__WHAT YOU ARE ASKED TO DO__. Your task is to repeat the lines below exactly, excluding any pictures they contain.
◆ ◆ ◆ ◆
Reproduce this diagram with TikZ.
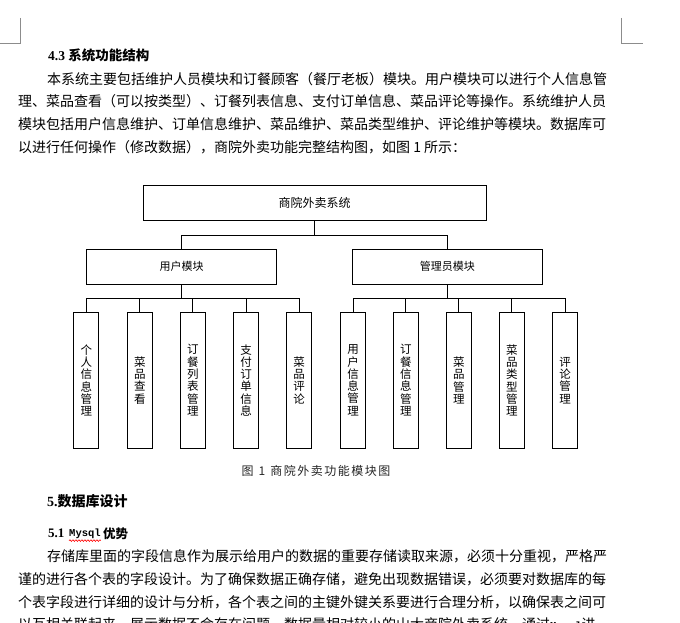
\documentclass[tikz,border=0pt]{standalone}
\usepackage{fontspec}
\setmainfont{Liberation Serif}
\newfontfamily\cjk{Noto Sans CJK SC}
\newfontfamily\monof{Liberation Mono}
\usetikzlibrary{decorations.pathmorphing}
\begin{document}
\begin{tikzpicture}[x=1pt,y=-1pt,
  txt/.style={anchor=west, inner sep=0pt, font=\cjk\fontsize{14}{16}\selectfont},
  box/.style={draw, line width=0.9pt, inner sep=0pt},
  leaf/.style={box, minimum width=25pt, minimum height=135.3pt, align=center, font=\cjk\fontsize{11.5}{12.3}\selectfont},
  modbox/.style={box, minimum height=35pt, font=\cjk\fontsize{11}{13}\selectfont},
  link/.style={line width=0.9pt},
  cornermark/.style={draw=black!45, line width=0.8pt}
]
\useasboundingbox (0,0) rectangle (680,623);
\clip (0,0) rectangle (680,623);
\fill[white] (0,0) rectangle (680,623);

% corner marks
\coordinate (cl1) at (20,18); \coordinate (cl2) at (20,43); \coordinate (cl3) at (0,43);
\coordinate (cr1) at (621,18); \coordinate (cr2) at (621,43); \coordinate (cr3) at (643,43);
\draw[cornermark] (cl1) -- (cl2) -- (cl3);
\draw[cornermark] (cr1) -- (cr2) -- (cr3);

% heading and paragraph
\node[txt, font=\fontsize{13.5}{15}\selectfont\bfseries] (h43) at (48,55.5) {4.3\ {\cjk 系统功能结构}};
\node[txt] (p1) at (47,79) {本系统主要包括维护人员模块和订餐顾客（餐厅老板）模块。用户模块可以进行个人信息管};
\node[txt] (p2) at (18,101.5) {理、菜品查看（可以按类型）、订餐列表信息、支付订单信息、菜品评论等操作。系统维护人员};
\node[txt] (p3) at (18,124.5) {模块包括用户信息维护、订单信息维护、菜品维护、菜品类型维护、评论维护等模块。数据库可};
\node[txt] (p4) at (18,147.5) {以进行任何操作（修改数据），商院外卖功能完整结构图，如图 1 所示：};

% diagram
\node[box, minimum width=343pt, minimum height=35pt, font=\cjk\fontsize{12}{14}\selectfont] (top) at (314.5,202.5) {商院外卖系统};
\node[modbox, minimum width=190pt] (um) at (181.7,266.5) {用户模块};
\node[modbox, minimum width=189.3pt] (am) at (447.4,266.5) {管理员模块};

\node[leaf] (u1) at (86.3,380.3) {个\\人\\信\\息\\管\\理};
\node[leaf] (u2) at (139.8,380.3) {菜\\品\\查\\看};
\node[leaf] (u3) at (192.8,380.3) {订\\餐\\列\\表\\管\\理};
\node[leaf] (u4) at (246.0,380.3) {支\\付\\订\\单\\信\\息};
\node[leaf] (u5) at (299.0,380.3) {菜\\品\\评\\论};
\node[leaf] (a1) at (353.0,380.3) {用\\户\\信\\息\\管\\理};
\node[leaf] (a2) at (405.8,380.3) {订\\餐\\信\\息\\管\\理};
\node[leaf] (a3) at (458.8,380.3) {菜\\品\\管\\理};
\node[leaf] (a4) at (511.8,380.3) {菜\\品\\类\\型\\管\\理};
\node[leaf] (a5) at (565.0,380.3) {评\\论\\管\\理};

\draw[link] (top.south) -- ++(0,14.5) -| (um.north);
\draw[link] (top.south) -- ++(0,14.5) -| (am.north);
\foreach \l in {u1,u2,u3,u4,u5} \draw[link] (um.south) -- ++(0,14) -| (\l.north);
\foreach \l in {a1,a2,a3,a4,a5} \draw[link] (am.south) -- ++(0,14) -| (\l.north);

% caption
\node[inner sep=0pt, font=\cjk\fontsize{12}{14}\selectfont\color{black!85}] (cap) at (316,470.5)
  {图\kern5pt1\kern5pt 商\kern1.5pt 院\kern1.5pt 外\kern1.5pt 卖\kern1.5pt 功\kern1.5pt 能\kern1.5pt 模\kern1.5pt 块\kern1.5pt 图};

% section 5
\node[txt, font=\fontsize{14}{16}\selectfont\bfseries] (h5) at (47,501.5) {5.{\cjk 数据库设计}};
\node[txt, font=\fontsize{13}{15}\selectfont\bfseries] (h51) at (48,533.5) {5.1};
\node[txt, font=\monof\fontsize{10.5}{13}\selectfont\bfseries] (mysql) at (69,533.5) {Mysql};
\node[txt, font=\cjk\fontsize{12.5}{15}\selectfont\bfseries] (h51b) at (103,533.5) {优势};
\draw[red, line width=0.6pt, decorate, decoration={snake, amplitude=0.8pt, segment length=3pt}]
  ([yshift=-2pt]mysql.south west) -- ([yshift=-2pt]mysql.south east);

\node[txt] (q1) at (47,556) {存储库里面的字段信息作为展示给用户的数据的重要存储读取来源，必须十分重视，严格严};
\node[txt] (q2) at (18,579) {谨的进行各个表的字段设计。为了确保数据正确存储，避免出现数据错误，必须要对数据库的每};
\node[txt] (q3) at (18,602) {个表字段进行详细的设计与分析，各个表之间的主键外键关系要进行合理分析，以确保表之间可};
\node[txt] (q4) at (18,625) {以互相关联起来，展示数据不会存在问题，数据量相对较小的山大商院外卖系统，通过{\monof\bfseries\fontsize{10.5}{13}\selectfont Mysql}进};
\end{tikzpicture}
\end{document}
◆ ◆ ◆ ◆
__RESPONSE TO THIS TASK__.
Reproduce this diagram with TikZ.
\documentclass[tikz,border=0pt]{standalone}
\usepackage{fontspec}
\setmainfont{Liberation Serif}
\newfontfamily\cjk{Noto Sans CJK SC}
\newfontfamily\monof{Liberation Mono}
\usetikzlibrary{decorations.pathmorphing}
\begin{document}
\begin{tikzpicture}[x=1pt,y=-1pt,
  txt/.style={anchor=west, inner sep=0pt, font=\cjk\fontsize{14}{16}\selectfont},
  box/.style={draw, line width=0.9pt, inner sep=0pt},
  leaf/.style={box, minimum width=25pt, minimum height=135.3pt, align=center, font=\cjk\fontsize{11.5}{12.3}\selectfont},
  modbox/.style={box, minimum height=35pt, font=\cjk\fontsize{11}{13}\selectfont},
  link/.style={line width=0.9pt},
  cornermark/.style={draw=black!45, line width=0.8pt}
]
\useasboundingbox (0,0) rectangle (680,623);
\clip (0,0) rectangle (680,623);
\fill[white] (0,0) rectangle (680,623);

% corner marks
\coordinate (cl1) at (20,18); \coordinate (cl2) at (20,43); \coordinate (cl3) at (0,43);
\coordinate (cr1) at (621,18); \coordinate (cr2) at (621,43); \coordinate (cr3) at (643,43);
\draw[cornermark] (cl1) -- (cl2) -- (cl3);
\draw[cornermark] (cr1) -- (cr2) -- (cr3);

% heading and paragraph
\node[txt, font=\fontsize{13.5}{15}\selectfont\bfseries] (h43) at (48,55.5) {4.3\ {\cjk 系统功能结构}};
\node[txt] (p1) at (47,79) {本系统主要包括维护人员模块和订餐顾客（餐厅老板）模块。用户模块可以进行个人信息管};
\node[txt] (p2) at (18,101.5) {理、菜品查看（可以按类型）、订餐列表信息、支付订单信息、菜品评论等操作。系统维护人员};
\node[txt] (p3) at (18,124.5) {模块包括用户信息维护、订单信息维护、菜品维护、菜品类型维护、评论维护等模块。数据库可};
\node[txt] (p4) at (18,147.5) {以进行任何操作（修改数据），商院外卖功能完整结构图，如图 1 所示：};

% diagram
\node[box, minimum width=343pt, minimum height=35pt, font=\cjk\fontsize{12}{14}\selectfont] (top) at (314.5,202.5) {商院外卖系统};
\node[modbox, minimum width=190pt] (um) at (181.7,266.5) {用户模块};
\node[modbox, minimum width=189.3pt] (am) at (447.4,266.5) {管理员模块};

\node[leaf] (u1) at (86.3,380.3) {个\\人\\信\\息\\管\\理};
\node[leaf] (u2) at (139.8,380.3) {菜\\品\\查\\看};
\node[leaf] (u3) at (192.8,380.3) {订\\餐\\列\\表\\管\\理};
\node[leaf] (u4) at (246.0,380.3) {支\\付\\订\\单\\信\\息};
\node[leaf] (u5) at (299.0,380.3) {菜\\品\\评\\论};
\node[leaf] (a1) at (353.0,380.3) {用\\户\\信\\息\\管\\理};
\node[leaf] (a2) at (405.8,380.3) {订\\餐\\信\\息\\管\\理};
\node[leaf] (a3) at (458.8,380.3) {菜\\品\\管\\理};
\node[leaf] (a4) at (511.8,380.3) {菜\\品\\类\\型\\管\\理};
\node[leaf] (a5) at (565.0,380.3) {评\\论\\管\\理};

\draw[link] (top.south) -- ++(0,14.5) -| (um.north);
\draw[link] (top.south) -- ++(0,14.5) -| (am.north);
\foreach \l in {u1,u2,u3,u4,u5} \draw[link] (um.south) -- ++(0,14) -| (\l.north);
\foreach \l in {a1,a2,a3,a4,a5} \draw[link] (am.south) -- ++(0,14) -| (\l.north);

% caption
\node[inner sep=0pt, font=\cjk\fontsize{12}{14}\selectfont\color{black!85}] (cap) at (316,470.5)
  {图\kern5pt1\kern5pt 商\kern1.5pt 院\kern1.5pt 外\kern1.5pt 卖\kern1.5pt 功\kern1.5pt 能\kern1.5pt 模\kern1.5pt 块\kern1.5pt 图};

% section 5
\node[txt, font=\fontsize{14}{16}\selectfont\bfseries] (h5) at (47,501.5) {5.{\cjk 数据库设计}};
\node[txt, font=\fontsize{13}{15}\selectfont\bfseries] (h51) at (48,533.5) {5.1};
\node[txt, font=\monof\fontsize{10.5}{13}\selectfont\bfseries] (mysql) at (69,533.5) {Mysql};
\node[txt, font=\cjk\fontsize{12.5}{15}\selectfont\bfseries] (h51b) at (103,533.5) {优势};
\draw[red, line width=0.6pt, decorate, decoration={snake, amplitude=0.8pt, segment length=3pt}]
  ([yshift=-2pt]mysql.south west) -- ([yshift=-2pt]mysql.south east);

\node[txt] (q1) at (47,556) {存储库里面的字段信息作为展示给用户的数据的重要存储读取来源，必须十分重视，严格严};
\node[txt] (q2) at (18,579) {谨的进行各个表的字段设计。为了确保数据正确存储，避免出现数据错误，必须要对数据库的每};
\node[txt] (q3) at (18,602) {个表字段进行详细的设计与分析，各个表之间的主键外键关系要进行合理分析，以确保表之间可};
\node[txt] (q4) at (18,625) {以互相关联起来，展示数据不会存在问题，数据量相对较小的山大商院外卖系统，通过{\monof\bfseries\fontsize{10.5}{13}\selectfont Mysql}进};
\end{tikzpicture}
\end{document}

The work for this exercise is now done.